A police officer has been charged with organising drug runs for a methamphetamine ring and accessing the police computer system to tip off his colleagues in the Head Hunters gang.
Father of five, Peter Pakau, was arrested yesterday on 27 counts relating to methamphetamine, in addition to allegedly accessing the computer system and supplying information to gang members.
The 36-year-old from Henderson stood in the dock with his arms folded during his appearance in the Waitakere District Court.
His wife, Diane Pakau, a Waikato health worker, and seven others arrested in relation to the alleged enterprise also appeared at court.
Peter Pakau is allegedly part of the enterprise, which manufactured and distributed methamphetamine.
He was linked to two methamphetamine cooks whom he organised to manufacture the drug, which he would then take in "substantial amounts" to his dealer or supplier, according to the summary of facts.
"His role was significant because he was accessing the police computer system," said Crown prosecutor Brett Tantrum.

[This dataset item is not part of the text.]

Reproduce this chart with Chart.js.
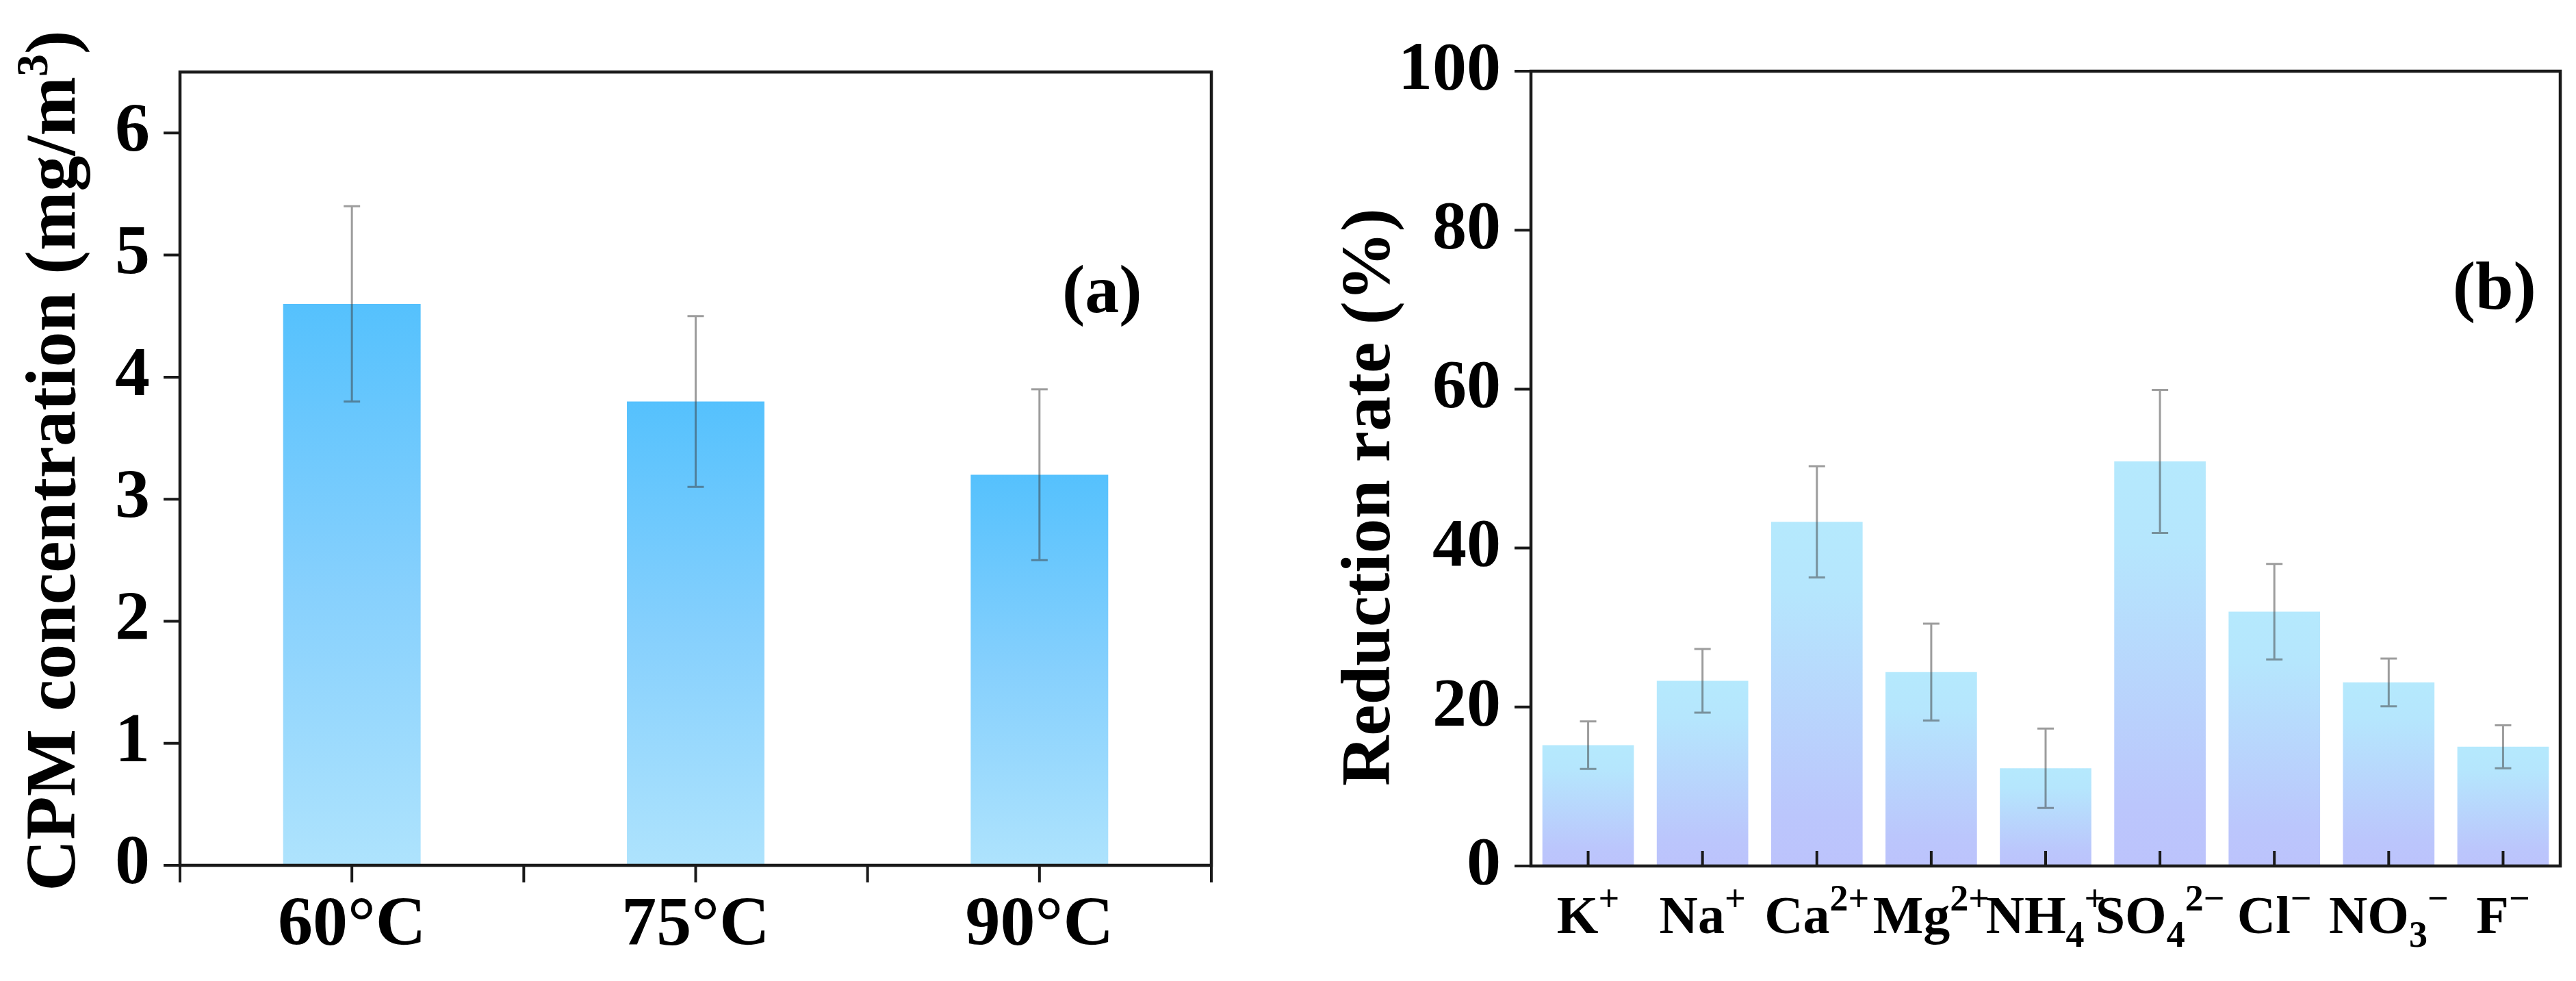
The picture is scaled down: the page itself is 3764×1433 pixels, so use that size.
<!DOCTYPE html>
<html>
<head>
<meta charset="utf-8">
<script src="https://cdn.jsdelivr.net/npm/chart.js@4.4.1/dist/chart.umd.min.js"></script>
<style>
  body { margin: 0; background: #fff; }
  .panel { position: absolute; top: 0; height: 1433px; }
  #panelA { left: 0; width: 1800px; }
  #panelB { left: 1800px; width: 1964px; }
</style>
</head>
<body>
<div class="panel" id="panelA"><canvas id="chartA"></canvas></div>
<div class="panel" id="panelB"><canvas id="chartB"></canvas></div>
<script>
// (a) CPM concentration by temperature
const tempLabels = ["60°C", "75°C", "90°C"];
const cpmMeans = [4.6, 3.8, 3.2];
const cpmErrors = [0.8, 0.7, 0.7];

// (b) reduction rate per ion
const ionLabels = ["K+", "Na+", "Ca2+", "Mg2+", "NH4+", "SO42-", "Cl-", "NO3-", "F-"];
const ionBase = ["K", "Na", "Ca", "Mg", "NH", "SO", "Cl", "NO", "F"];
const ionSub = ["", "", "", "", "4", "4", "", "3", ""];
const ionSup = ["+", "+", "2+", "2+", "+", "2\u2212", "\u2212", "\u2212", "\u2212"];
const reductionMeans = [15.2, 23.3, 43.3, 24.4, 12.3, 50.9, 32.0, 23.1, 15.0];
const reductionErrors = [3.0, 4.0, 7.0, 6.1, 5.0, 9.0, 6.0, 3.0, 2.7];

const FONT = "'Liberation Serif', 'Times New Roman', serif";
const INK = "#1a1a1a";

// gradient from the bar's top down to zero
function barFill(stops) {
  return (c) => {
    const chart = c.chart;
    if (!chart.chartArea || c.type !== "data") return stops[0][1];
    const y = chart.scales.y;
    const top = y.getPixelForValue(c.raw);
    const base = y.getPixelForValue(0);
    const g = chart.ctx.createLinearGradient(0, top, 0, base);
    stops.forEach(s => g.addColorStop(s[0], s[1]));
    return g;
  };
}

// text with optional subscript / superscript pieces
function drawRich(ctx, parts, x, y, align) {
  let total = 0;
  parts.forEach(p => { ctx.font = p.font; p.w = ctx.measureText(p.t).width; total += p.w; });
  let cx = align === "center" ? x - total / 2 : x;
  ctx.textAlign = "left";
  ctx.textBaseline = "alphabetic";
  parts.forEach(p => {
    ctx.font = p.font;
    ctx.fillText(p.t, cx, y + (p.dy || 0));
    cx += p.w;
  });
  return total;
}

const errorBars = {
  id: "errorBars",
  afterDatasetsDraw(chart, args, opts) {
    const { ctx } = chart;
    const y = chart.scales.y;
    const meta = chart.getDatasetMeta(0);
    const values = chart.data.datasets[0].data;
    ctx.save();
    ctx.strokeStyle = "rgba(60,60,60,0.5)";
    ctx.lineWidth = 3;
    meta.data.forEach((bar, i) => {
      const hi = y.getPixelForValue(values[i] + opts.errors[i]);
      const lo = y.getPixelForValue(values[i] - opts.errors[i]);
      const cap = 12;
      ctx.beginPath();
      ctx.moveTo(bar.x - cap, hi); ctx.lineTo(bar.x + cap, hi);
      ctx.moveTo(bar.x, hi); ctx.lineTo(bar.x, lo);
      ctx.moveTo(bar.x - cap, lo); ctx.lineTo(bar.x + cap, lo);
      ctx.stroke();
    });
    ctx.restore();
  }
};

const frame = {
  id: "frame",
  afterDraw(chart, args, opts) {
    const { ctx, chartArea: a } = chart;
    const { x, y } = chart.scales;
    ctx.save();
    ctx.strokeStyle = INK;
    ctx.fillStyle = "#000";
    ctx.lineWidth = 4.5;
    ctx.strokeRect(a.left, a.top, a.right - a.left, a.bottom - a.top);

    // y ticks, outward
    ctx.lineWidth = 4;
    ctx.beginPath();
    y.ticks.forEach(t => {
      const py = y.getPixelForValue(t.value);
      const major = Math.abs(t.value / opts.majorStep - Math.round(t.value / opts.majorStep)) < 1e-6;
      const len = major ? 24 : 12;
      ctx.moveTo(a.left - len, py); ctx.lineTo(a.left, py);
    });
    // x ticks
    const n = chart.data.labels.length;
    const half = (x.getPixelForValue(1) - x.getPixelForValue(0)) / 2;
    for (let i = 0; i < n; i++) {
      const px = x.getPixelForValue(i);
      if (opts.xTicksInside) {
        ctx.moveTo(px, a.bottom); ctx.lineTo(px, a.bottom - 22);
      } else {
        ctx.moveTo(px, a.bottom); ctx.lineTo(px, a.bottom + 25);
        ctx.moveTo(px - half, a.bottom); ctx.lineTo(px - half, a.bottom + 25);
        ctx.moveTo(px + half, a.bottom); ctx.lineTo(px + half, a.bottom + 25);
      }
    }
    ctx.stroke();

    // ion labels under the right panel
    if (opts.ionLabels) {
      const baseY = a.bottom + 98;
      for (let i = 0; i < n; i++) {
        const parts = [{ t: ionBase[i], font: "bold 78px " + FONT }];
        if (ionSub[i]) parts.push({ t: ionSub[i], font: "bold 54px " + FONT, dy: 20 });
        parts.push({ t: ionSup[i], font: "bold 54px " + FONT, dy: -33 });
        drawRich(ctx, parts, x.getPixelForValue(i), baseY, "center");
      }
    }

    // rotated y-axis title
    const t = opts.title;
    ctx.save();
    ctx.translate(a.left + t.dx, a.top + t.frac * (a.bottom - a.top));
    ctx.rotate(-Math.PI / 2);
    const parts = [{ t: t.text, font: "bold " + t.size + "px " + FONT }];
    if (t.sup) {
      parts.push({ t: t.sup, font: "bold 66px " + FONT, dy: -40 });
      parts.push({ t: t.tail, font: "bold " + t.size + "px " + FONT });
    }
    drawRich(ctx, parts, 0, 0, "center");
    ctx.restore();

    // panel tag
    ctx.font = "bold 100px " + FONT;
    ctx.textAlign = "center";
    ctx.textBaseline = "alphabetic";
    ctx.fillText(opts.tag, a.left + opts.tagX * (a.right - a.left), a.top + opts.tagY * (a.bottom - a.top));
    ctx.restore();
  }
};

Chart.defaults.font.family = FONT;
Chart.defaults.color = "#000";

// panel (a)
new Chart(document.getElementById("chartA"), {
  type: "bar",
  data: {
    labels: tempLabels,
    datasets: [{
      data: cpmMeans,
      backgroundColor: barFill([[0, "#55C1FD"], [0.5, "#86D0FD"], [1, "#AEE3FD"]]),
      borderWidth: 0,
      categoryPercentage: 1,
      barPercentage: 0.4
    }]
  },
  options: {
    responsive: true,
    maintainAspectRatio: false,
    animation: false,
    layout: { padding: { left: 0, right: 30, top: 69, bottom: 0 } },
    plugins: {
      legend: { display: false },
      tooltip: { enabled: false },
      errorBars: { errors: cpmErrors },
      frame: {
        majorStep: 1,
        xTicksInside: false,
        tag: "(a)", tagX: 0.894, tagY: 0.303,
        title: { text: "CPM concentration (mg/m", sup: "3", tail: ")", size: 104, dx: -154, frac: 0.49 }
      }
    },
    scales: {
      x: {
        offset: true,
        grid: { display: false, drawTicks: false },
        border: { display: false },
        ticks: { font: { size: 102, weight: "bold" }, padding: 28, color: "#000" },
        afterFit: s => { s.height = 169; }
      },
      y: {
        min: 0,
        max: 6.5,
        grid: { display: false, drawTicks: false },
        border: { display: false },
        ticks: {
          stepSize: 0.5,
          padding: 44,
          font: { size: 102, weight: "bold" },
          color: "#000",
          callback: v => (Number.isInteger(v) ? String(v) : "")
        },
        afterFit: s => { s.width = 263; }
      }
    }
  },
  plugins: [errorBars, frame]
});

// panel (b)
new Chart(document.getElementById("chartB"), {
  type: "bar",
  data: {
    labels: ionLabels,
    datasets: [{
      data: reductionMeans,
      backgroundColor: barFill([[0, "#B5E9FD"], [0.2, "#B5E6FD"], [0.85, "#BBC6FC"], [1, "#BCC3FC"]]),
      borderWidth: 0,
      categoryPercentage: 1,
      barPercentage: 0.8
    }]
  },
  options: {
    responsive: true,
    maintainAspectRatio: false,
    animation: false,
    layout: { padding: { left: 0, right: 23, top: 70, bottom: 0 } },
    plugins: {
      legend: { display: false },
      tooltip: { enabled: false },
      errorBars: { errors: reductionErrors },
      frame: {
        majorStep: 20,
        xTicksInside: true,
        ionLabels: true,
        tag: "(b)", tagX: 0.936, tagY: 0.299,
        title: { text: "Reduction rate (%)", size: 102, dx: -207, frac: 0.536 }
      }
    },
    scales: {
      x: {
        offset: true,
        grid: { display: false, drawTicks: false },
        border: { display: false },
        ticks: { display: false },
        afterFit: s => { s.height = 168; }
      },
      y: {
        min: 0,
        max: 100,
        grid: { display: false, drawTicks: false },
        border: { display: false },
        ticks: {
          stepSize: 10,
          padding: 44,
          font: { size: 100, weight: "bold" },
          color: "#000",
          callback: v => (v % 20 === 0 ? String(v) : "")
        },
        afterFit: s => { s.width = 437; }
      }
    }
  },
  plugins: [errorBars, frame]
});
</script>
</body>
</html>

The information was used to advise Pakau's associates, who included members of the Head Hunters gang.
The drugs charges carry a maximum penalty of life imprisonment.
Pakau is also charged with conspiring to defeat the course of justice on three occasions and theft of a vehicle, and Mr Tantrum said further charges against him were likely.
Judge Lisa Tremewan told Pakau: "These are gravely serious allegations in that you, as a sworn police officer, have been charged with serious drugs-related matters."
A police investigation involved tracking devices on Pakau's car, and evidence included details of him accessing the computer system and intercepted communications he took part in, the court heard.
Defence lawyer Denise Wallwork sought name suppression for Pakau, arguing publicity could cause "extreme hardship" to his elderly mother with a heart condition, who she said was not aware of the charges.
However, Mr Tantrum said Pakau's mother was present when the constable was arrested yesterday.
Ms Wallwork also sought bail for Pakau, saying he had no previous convictions and, if imprisoned, could be subjected to harassment.
She said the Pakaus' children, aged 1 to 16, included a 4-year-old who recently suffered head injuries in a car accident and needed ongoing care.
Mr Tantrum said police opposed bail. He said because of Pakau's past access to the computer system, there was a risk he would interfere with evidence or witnesses.
Judge Tremewan agreed and said she was not convinced by the defence lawyer's argument to give Pakau bail.
She remanded him in custody until a plea inquiry hearing next month.
Pakau could be kept in segregation if there was a risk he would be harassed, the judge said.
Diane Pakau, Shane Boag, Paul Holloway, Melissa Brown and four others have also been charged in relation to the criminal group.
Pakau graduated from Police College in 2008, winning a section achievement award for his contribution to the success of his wing.
He was posted to Henderson.
A year later, he was acknowledged for rescuing a woman being assaulted during a domestic incident in Waitakere when he reportedly tackled her offender to the ground.
A woman who grew up with Pakau said she was shocked, given the family's tragedies.
In 2006, the bodies of Pakau's brother and sister, Fiu and Lesa, were found in the family garage in Henderson.
The pair - who worked as prison officers - had died of gunshot wounds.
"He was a real family guy and he pulled his family together after the double homicide. I remember he really looked after his mum after that," said the woman, who did not want to be named.
"I always remember him as a lovely guy who loved watching DVDs at home with his kids."
Police in trouble
• Two weeks ago, police prosecutor Timothy John Russell Sarah was jailed for four years after pleading guilty to five charges, including supplying methamphetamine and accessing the police intelligence computer.
• Another member of the same drug ring was Auckland traffic police officer Darren Ian Hodgetts, 34. He pleaded guilty in the Auckland District Court in January to accessing a computer system for a dishonest purpose, and was sentenced to four months' community detention.
• Last month, former drug squad detective Mark Ernest Langford, 43, was sentenced to community work after admitting stealing cash that had been seized in a raid from a police safe, and more from a colleague's drawer after an in-office collection. Langford spent the money drinking and gambling at SkyCity casino.
• Last year, former police officer Karis Rewa Charley was accused of giving her boyfriend a uniform and documents to help him steal a car. Her case was dismissed because of a lack of evidence.
• In February 2010, Henderson-based Sergeant Martin Folan was charged with assaulting five prisoners in custody over a four-month period. The 47-year-old was acquitted on all five charges but resigned from the police months later before an internal investigation concluded.